Thoughtful Thursday: Dare to be Ourselves

Oh, Shirley Briggs. What a quotation I have here on my desk. It's simultaneously something that should (goblin) evident and is still challenging.

Be ourselves.

Personally, this is a lesson that I've learned over and over again. It brings back thoughts about junior high school when I was truly a tagalong. It brings back thoughts about high school where some of the folks that I knew at church pitied me and my "lack of friends." They really didn't know me at all, and my mother leaped to my defense and then supported my decision not to participate in their delusions and activities. She also pointed out to the one person who was insistent that I was socially inept that when my name was announced during the Senior award banquet, the entire auditorium erupted. When that person's daughter was announced, there was polite clapping. (Gotta love a mom who waits for her moment to prove her point!!)

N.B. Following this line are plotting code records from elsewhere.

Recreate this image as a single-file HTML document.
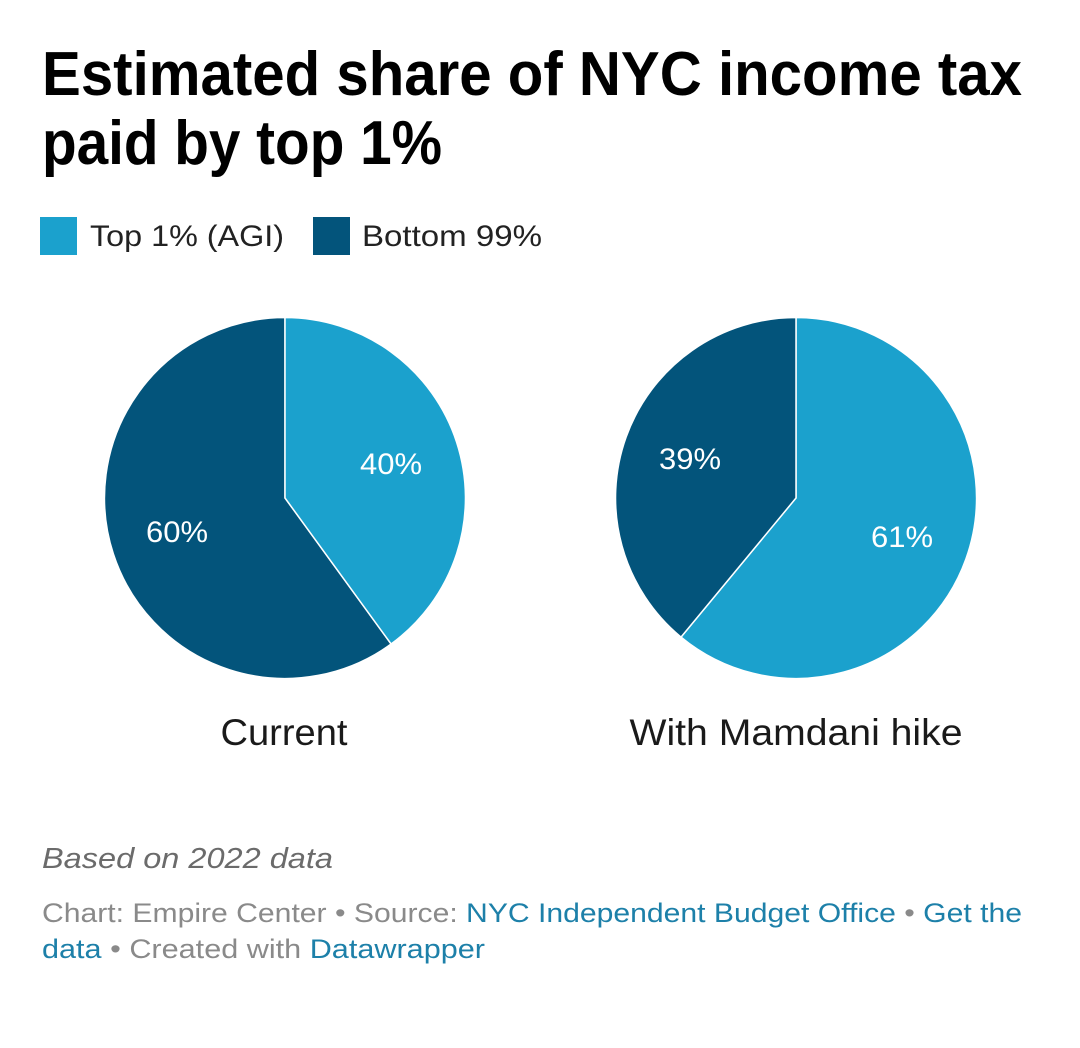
<!DOCTYPE html>
<html><head><meta charset="utf-8"><style>
html,body{margin:0;padding:0;background:#fff;}
svg{display:block;font-family:"Liberation Sans",Arial,sans-serif;}
</style></head><body>
<svg width="1080" height="1048" viewBox="0 0 1080 1048" xmlns="http://www.w3.org/2000/svg">
<rect width="1080" height="1048" fill="#fff"/>
<text x="42" y="95" font-size="62" font-weight="bold" fill="#000" textLength="980" lengthAdjust="spacingAndGlyphs">Estimated share of NYC income tax</text>
<text x="42" y="164" font-size="62" font-weight="bold" fill="#000" textLength="400" lengthAdjust="spacingAndGlyphs">paid by top 1%</text>
<rect x="40" y="217" width="37" height="38" fill="#1ba1cd"/>
<text x="90" y="246" font-size="30" fill="#222" textLength="194" lengthAdjust="spacingAndGlyphs">Top 1% (AGI)</text>
<rect x="313" y="217" width="37" height="38" fill="#03547b"/>
<text x="362" y="246" font-size="30" fill="#222" textLength="180" lengthAdjust="spacingAndGlyphs">Bottom 99%</text>

<g stroke="#fff" stroke-width="1.5">
<path d="M285,498 L285,317.5 A180.5,180.5 0 1,0 391.1,644 Z" fill="#03547b"/>
<path d="M285,498 L285,317.5 A180.5,180.5 0 0,1 391.1,644 Z" fill="#1ba1cd"/>
<path d="M796,498 L796,317.5 A180.5,180.5 0 1,1 681,637.1 Z" fill="#1ba1cd"/>
<path d="M796,498 L796,317.5 A180.5,180.5 0 0,0 681,637.1 Z" fill="#03547b"/>
</g>
<g font-size="30" fill="#fff" text-anchor="middle">
<text x="391" y="474" textLength="62" lengthAdjust="spacingAndGlyphs">40%</text>
<text x="177" y="542" textLength="62" lengthAdjust="spacingAndGlyphs">60%</text>
<text x="690" y="469" textLength="62" lengthAdjust="spacingAndGlyphs">39%</text>
<text x="902" y="547" textLength="62" lengthAdjust="spacingAndGlyphs">61%</text>
</g>
<g font-size="37" fill="#1a1a1a" text-anchor="middle">
<text x="284" y="745" textLength="127" lengthAdjust="spacingAndGlyphs">Current</text>
<text x="796" y="745" textLength="333" lengthAdjust="spacingAndGlyphs">With Mamdani hike</text>
</g>
<text x="42" y="868" font-size="29" font-style="italic" fill="#6b6b6b" textLength="291" lengthAdjust="spacingAndGlyphs">Based on 2022 data</text>
<text x="42" y="922" font-size="27" fill="#8a8a8a" textLength="980" lengthAdjust="spacingAndGlyphs">Chart: Empire Center • Source: <tspan fill="#1d80a9">NYC Independent Budget Office</tspan> • <tspan fill="#1d80a9">Get the</tspan></text>
<text x="42" y="958" font-size="27" fill="#8a8a8a" textLength="443" lengthAdjust="spacingAndGlyphs"><tspan fill="#1d80a9">data</tspan> • Created with <tspan fill="#1d80a9">Datawrapper</tspan></text>
</svg>
</body></html>
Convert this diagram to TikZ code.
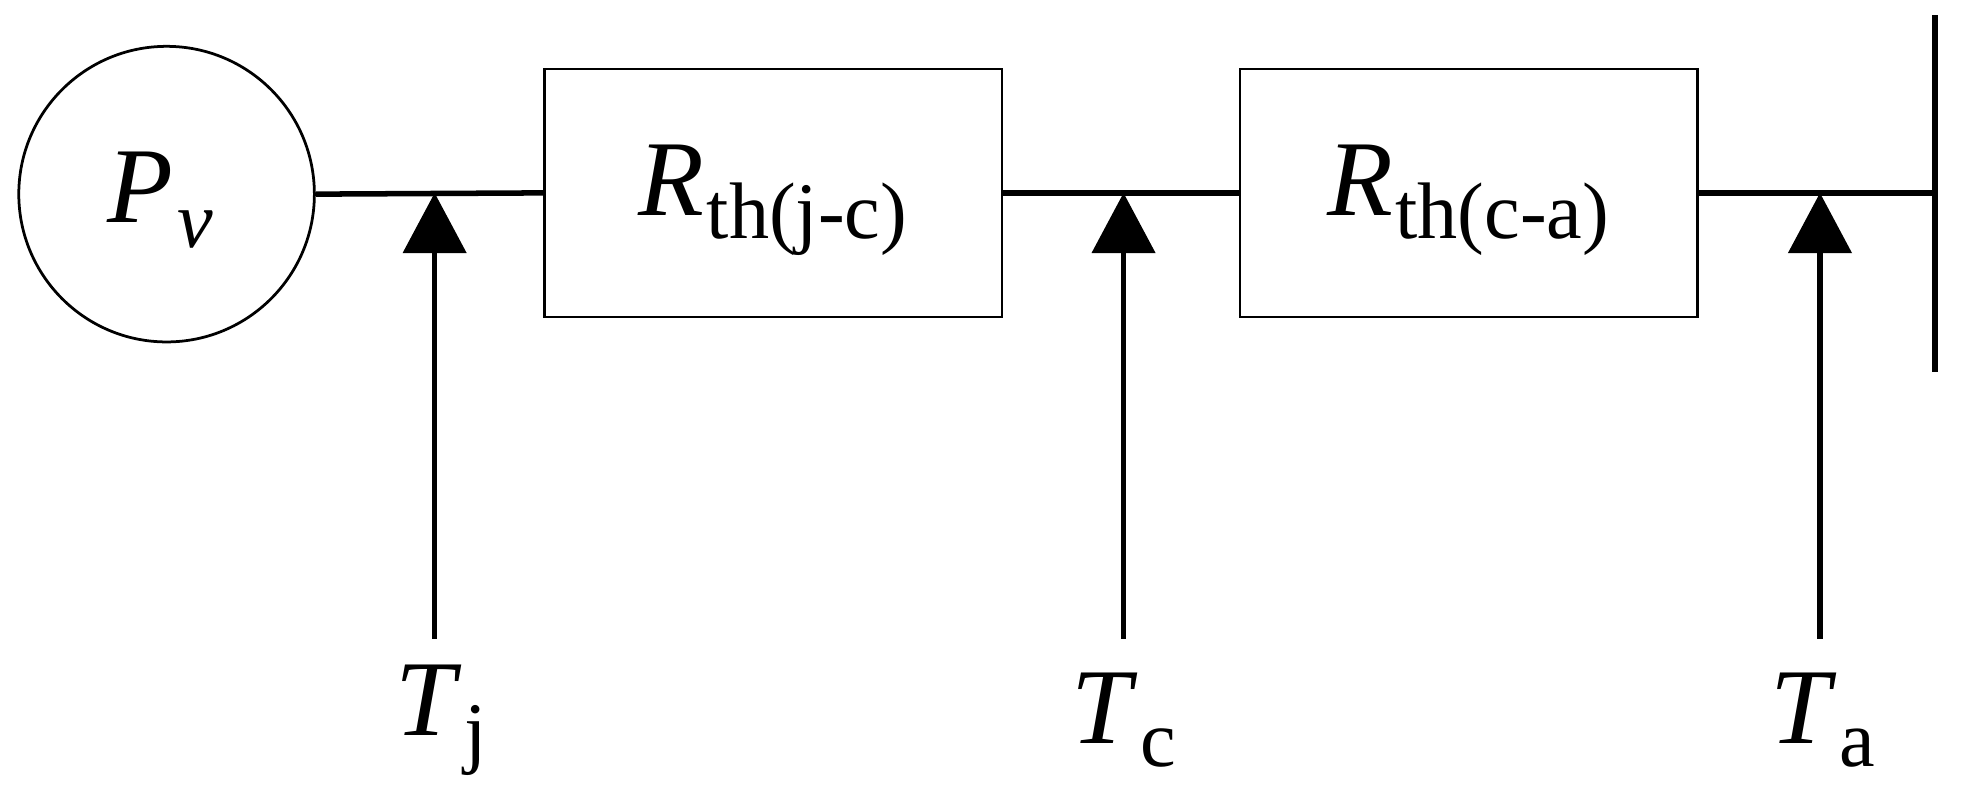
\documentclass[tikz,border=0pt]{standalone}
\usepackage{fontspec}
\setmainfont{Liberation Serif}
\usetikzlibrary{arrows.meta}
\begin{document}
\begin{tikzpicture}[x=0.5pt,y=-0.5pt,
  thin line/.style={line width=1.1pt},
  wire/.style={line width=2.2pt},
  flow/.style={line width=2.2pt,-{Triangle[width=25pt,length=24pt]}},
  lbl/.style={font=\fontsize{43}{45}\selectfont, inner sep=0pt},
  sub/.style={}]
\useasboundingbox (0,0) rectangle (1568,635);
\node[thin line,draw,circle,minimum size=118pt,inner sep=0pt] (pv) at (133,155) {};
\node[lbl] at (128,160) {\textit{P}\kern2pt\raisebox{-10pt}{\fontsize{32}{32}\selectfont\textit{v}}};
\node[thin line,draw,minimum width=182.5pt,minimum height=99pt,inner sep=0pt] (r1) at (617.5,154) {};
\node[lbl] at (617,160) {\textit{R}\kern1pt\raisebox{-9pt}{\fontsize{32}{32}\selectfont th(j-c)}};
\node[thin line,draw,minimum width=182.5pt,minimum height=99pt,inner sep=0pt] (r2) at (1172.5,154) {};
\node[lbl] at (1172,160) {\textit{R}\kern1pt\raisebox{-9pt}{\fontsize{32}{32}\selectfont th(c-a)}};
\coordinate (bt) at (1545,12);
\coordinate (bb) at (1545,297);
\coordinate (bm) at (1545,154);
\draw[wire] (bt) -- (bb);
\draw[wire] (pv.east) -- (r1.west);
\draw[wire] (r1.east) -- (r2.west);
\draw[wire] (r2.east) -- (bm);
\coordinate (j0) at (347,510); \coordinate (j1) at (347,154);
\coordinate (c0) at (897,510); \coordinate (c1) at (897,154);
\coordinate (a0) at (1453,510); \coordinate (a1) at (1453,154);
\draw[flow] (j0) -- (j1);
\draw[flow] (c0) -- (c1);
\draw[flow] (a0) -- (a1);
\node[lbl] (tj) at (352,575) {\textit{T}\kern1pt\raisebox{-9pt}{\fontsize{32}{32}\selectfont j}};
\node[lbl] (tc) at (897,575) {\textit{T}\kern1pt\raisebox{-9pt}{\fontsize{32}{32}\selectfont c}};
\node[lbl] (ta) at (1455,575) {\textit{T}\kern1pt\raisebox{-9pt}{\fontsize{32}{32}\selectfont a}};
\end{tikzpicture}
\end{document}
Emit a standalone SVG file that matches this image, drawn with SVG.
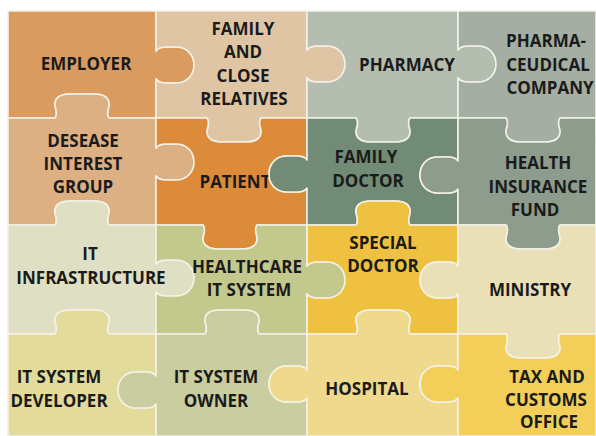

Professionally, I think this is a lesson that we are still learning. Over and over again. When the founders of the profession started up, they tried really hard to make us part of the established medical/psychological structure. We had to prove ourselves to psychologists, psychiatrists, and medical doctors in order to be considered "peers." We didn't get there. In my opinion, this is because we are not peers of those professionals. What we do is significantly different from what they do.

That is okay. In fact, it is important to understand. One of the best things about music therapy is that it is something unto itself. Sure, we can try to compare ourselves to other professionals, but, in the end, music therapy offers clients something unique from everything else. It is our job to show others how unique we are to those who make decisions about treatment, money, and hiring. That's where we often fail.

How do we demonstrate how unique and wonderful we are? We talk about what happens within the brain when music is used in therapy. We pull in information from other professions, and we make transfers into our own situations. We spend time talking to those who use music for different purposes, and we support them as folks who can do some of the work we cannot do. Then, we show as many people as we can that what we do is amazing.

Never apologize for "just being the music therapist." We are unique in what we know about humans and about music. Like the people in high school who had a skewed view about me and how I interacted with the world, it will take time to demonstrate to the naysayers of the world of our benefit, our value, and our necessity, but I believe we will get there...someday.